A low credit score is easy to achieve if you avoid demonstrating restraint in the area of personal finance management. The three major credit reporting agencies (TransUnion, Experian and Equifax) determine your credit score on the basis of documented information that indicates your financial conduct. Unwise spending habits are the source of most credit score reductions, as they cause credit reporting agencies to evaluate you as a credit risk.
Late Payments
Topping the list of things that can adversely affect your credit score is late payments. On its website, the credit rating agency Experian explains that "being late on any bill, for any length of time, is a possible indication of future nonpayment of debt and is almost always viewed negatively by lenders." Your trustworthiness is closely related to your reliability.
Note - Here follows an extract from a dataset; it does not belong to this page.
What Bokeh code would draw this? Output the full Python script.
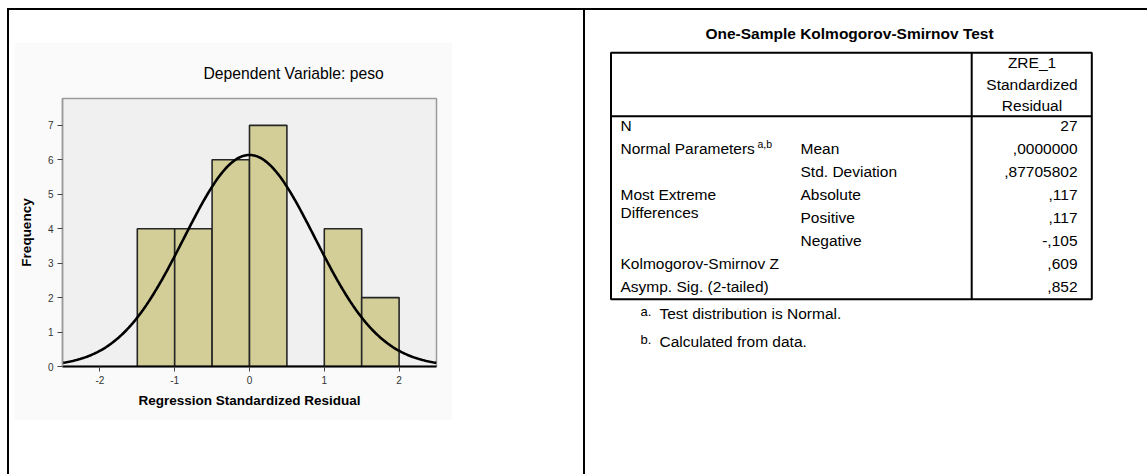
import numpy as np
from bokeh.plotting import figure
from bokeh.models import ColumnDataSource, Range1d, FixedTicker, Div, Spacer
from bokeh.layouts import row, column
from bokeh.embed import file_html
from bokeh.resources import INLINE
from bokeh.core.properties import value

# ---------------- data ----------------
bin_lefts = [-1.5, -1.0, -0.5, 0.0, 0.5, 1.0, 1.5]
bin_width = 0.5
frequencies = [4, 4, 6, 7, 0, 4, 2]
resid_mean = 0.0
resid_sd = 0.87705802
n_obs = 27
x_ticks = [-2, -1, 0, 1, 2]
y_ticks = [0, 1, 2, 3, 4, 5, 6, 7]

chart_title = "Dependent Variable: peso"
x_label = "Regression Standardized Residual"
y_label = "Frequency"

table_title = "One-Sample Kolmogorov-Smirnov Test"
header_lines = ["ZRE_1", "Standardized", "Residual"]
row_labels = ["N", "Normal Parameters", "", "Most Extreme", "", "", "Kolmogorov-Smirnov Z", "Asymp. Sig. (2-tailed)"]
row_labels_2nd = ["", "", "", "Differences", "", "", "", ""]
sub_labels = ["", "Mean", "Std. Deviation", "Absolute", "Positive", "Negative", "", ""]
row_values = ["27", ",0000000", ",87705802", ",117", ",117", "-,105", ",609", ",852"]
footnote_marks = ["a.", "b."]
footnote_texts = ["Test distribution is Normal.", "Calculated from data."]

FONT = "Liberation Sans"

# ---------------- histogram ----------------
p = figure(width=438, height=378, x_range=Range1d(-2.5, 2.5), y_range=Range1d(0, 7.78),
           output_backend="svg", toolbar_location=None,
           min_border_left=48, min_border_right=16, min_border_top=56, min_border_bottom=54,
           background_fill_color="#F0F0F0", border_fill_color="#FAFAFA",
           outline_line_color="#9A9A9A", outline_line_width=1.5)
p.grid.visible = False

lefts = np.array(bin_lefts)
src = ColumnDataSource(dict(left=lefts, right=lefts + bin_width, top=frequencies))
p.quad(left="left", right="right", top="top", bottom=0, source=src,
       fill_color="#D3CE97", line_color="#262626", line_width=1.6)

# fitted normal curve from the residual mean / sd / N shown in the table
xs = np.linspace(-2.5, 2.5, 300)
ys = n_obs * bin_width / (resid_sd * np.sqrt(2 * np.pi)) * np.exp(-0.5 * ((xs - resid_mean) / resid_sd) ** 2)
p.line(xs, ys, line_color="black", line_width=2.6)

p.title.text = chart_title
p.title.align = "left"
p.title.offset = 141
p.title.text_font = FONT
p.title.text_font_size = "15.7px"
p.title.text_font_style = "normal"
p.title.text_color = "black"
p.title.standoff = 33

for ax in (p.xaxis[0], p.yaxis[0]):
    ax.major_tick_in = 0
    ax.major_tick_out = 5
    ax.minor_tick_in = 0
    ax.minor_tick_out = 0
    ax.major_label_text_font = FONT
    ax.major_label_text_font_size = "10px"
    ax.major_label_text_color = "#333333"
    ax.major_tick_line_color = "#444444"
    ax.axis_label_text_font = FONT
    ax.axis_label_text_font_style = "bold"
    ax.axis_label_text_font_size = "13.5px"
    ax.axis_label_text_color = "black"

p.xaxis.ticker = FixedTicker(ticks=x_ticks)
p.xaxis.major_label_overrides = {t: str(t) for t in x_ticks}
p.xaxis.axis_label = x_label
p.xaxis.axis_line_color = "black"
p.xaxis.axis_line_width = 2
p.xaxis.major_label_standoff = 4
p.xaxis.axis_label_standoff = 6

p.yaxis.ticker = FixedTicker(ticks=y_ticks)
p.yaxis.axis_label = y_label
p.yaxis.axis_line_color = "#9A9A9A"
p.yaxis.axis_line_width = 1.5
p.yaxis.major_label_standoff = 4
p.yaxis.axis_label_standoff = 11

# ---------------- table ----------------
rt = figure(width=562, height=464, x_range=Range1d(585, 1147), y_range=Range1d(474, 10),
            output_backend="svg", toolbar_location=None, min_border=0,
            x_axis_location=None, y_axis_location=None, outline_line_color=None,
            background_fill_color="white", border_fill_color="white")
rt.grid.visible = False

tl, tr, tt, tb = 610.5, 1091.3, 52.3, 298.8
hdr_y, col_x = 115.7, 971.2
rt.quad(left=[tl], right=[tr], top=[tt], bottom=[tb], fill_color=None, line_color="black", line_width=2)
rt.segment(x0=[tl, col_x], y0=[hdr_y, tt], x1=[tr, col_x], y1=[hdr_y, tb], line_color="black", line_width=2)

txt = dict(text_font=value(FONT), text_font_size="15.5px", text_color="black", text_baseline="middle")
rt.text(x=[849], y=[33], text=[table_title], text_align="center",
        text_font=value(FONT), text_font_size="15.5px", text_font_style="bold",
        text_color="black", text_baseline="middle")

hy = [62, 83.5, 105]
rt.text(x=[1031.5] * 3, y=hy, text=header_lines, text_align="center", **txt)

ry = [125 + 23.0 * i for i in range(len(row_values))]
rt.text(x=[620] * len(ry), y=ry, text=row_labels, text_align="left", **txt)
rt.text(x=[620] * len(ry), y=[v + 18.4 for v in ry], text=row_labels_2nd, text_align="left", **txt)
rt.text(x=[800] * len(ry), y=ry, text=sub_labels, text_align="left", **txt)
rt.text(x=[1077] * len(ry), y=ry, text=row_values, text_align="right", **txt)
rt.text(x=[757], y=[ry[1] - 5], text=["a,b"], text_align="left",
        text_font=value(FONT), text_font_size="10.5px", text_color="black", text_baseline="middle")

fy = [313, 340.5]
rt.text(x=[640] * 2, y=[v - 2 for v in fy], text=footnote_marks, text_align="left",
        text_font=value(FONT), text_font_size="13px", text_color="black", text_baseline="middle")
rt.text(x=[659] * 2, y=fy, text=footnote_texts, text_align="left", **txt)

# ---------------- page layout (frame lines) ----------------
def bar(w, h):
    return Div(text="", width=w, height=h, margin=0, styles={"background-color": "black"})

def sp(w, h):
    return Spacer(width=w, height=h, margin=0)

left_col = column(sp(438, 32), p, sp(438, 54), spacing=0)
left_block = row(sp(5, 464), left_col, sp(131, 464), spacing=0)
main_row = row(sp(7, 464), bar(2, 464), left_block, bar(2, 464), rt, spacing=0)
top_row = row(sp(7, 2), bar(1140, 2), spacing=0)
layout = column(sp(1147, 8), top_row, main_row, spacing=0)

open("out.html", "w").write(file_html(layout, INLINE))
If you fail to meet account payment deadlines, lenders are wary of entrusting large sums of money to your care. Since your credit score is maintained in the interest of informing lenders about your pattern of financial activity, late payments lower your score as they identify you as a likely credit risk.
Large Balances
Hefty balances indicate impulsivity and poor personal finance management. Additionally, if account balances far exceed your anticipated income, lenders feel understandable concern about your ability to repay borrowed sums. Significant balances, spread across multiple accounts, indicate that a person may be living beyond his means.
New Applications
A preponderance of new applications for credit may lower a person's credit score. Statistically speaking, people who apply for multiple new credit lines in a short amount of time represent a credit risk. Fair Isaac's research suggests that such individuals may not be able to manage such accounts responsibly. If your credit history is limited or you do have few accounts, multiple applications in a short amount of time causes your credit score to drop noticeably.
Account Closures
Depending on the number of accounts you have in play and the extent of your utilization of these accounts, credit closures may severely influence your credit score. If you only use one or two credit cards, closing an account alters your credit utilization ratio. This ratio represents the amount of credit you use compared with the amount of credit available for you to use. If you are trying to build a credit history, keep accounts active to provide credit reporting agencies with evidence of your financial behavior. Conversely, if you express a tendency to max out available lines of credit, you are perceived as an unstable spender. Ideally, you should not use more than 30 percent of your available credit across the board.